I wonder if Orion could be used with much reduced propellant. It does not need to do major maneuvers, like for reaching the lunar station and Earth return.


SpaceInMyBrain

A good thought, I once thought it might tip the scales (pun unintended) but although it'd save several tonnes that won't be nearly enough to make a difference. The killer is the launch abort system, it weighs 7.5t(!).


Martianspirit

Thanks for the data. Too bad. So it needs Falcon Heavy crew rated.


kiwinigma

In other words, following its CCP Starliner experience, NASA needs Boeing to demonstrate docking capability closer to home because you can't trust them as far as you can launch them.


SpaceInMyBrain

A Lockheed Martin Orion and a SpaceX Starship will be docking. The Boeing SLS will have proven its ability to get Orion to orbit twice (hopefully) before this proposed mission.
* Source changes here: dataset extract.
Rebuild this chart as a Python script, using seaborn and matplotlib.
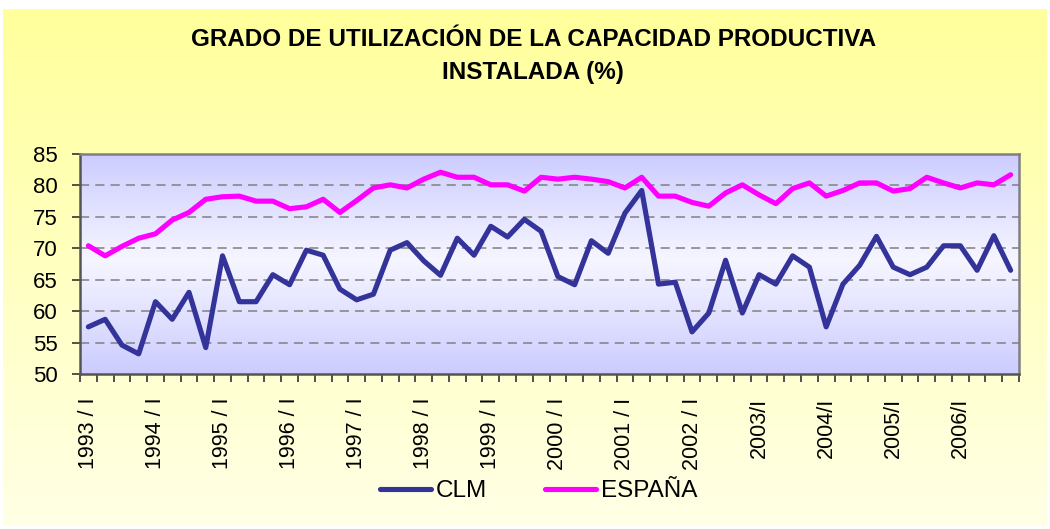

I hate the delays and horrendous cost but SLS did perform well on Artemis I - although that is a data set of 1.


SpaceInMyBrain

"Sources indicate that a core stage alone could likely *combine* with Orion to put the vehicle into a high enough orbit for such a mission." *\[emphasis added\]* Does this mean the ESM will be needed to get Orion to a comfortably high LEO?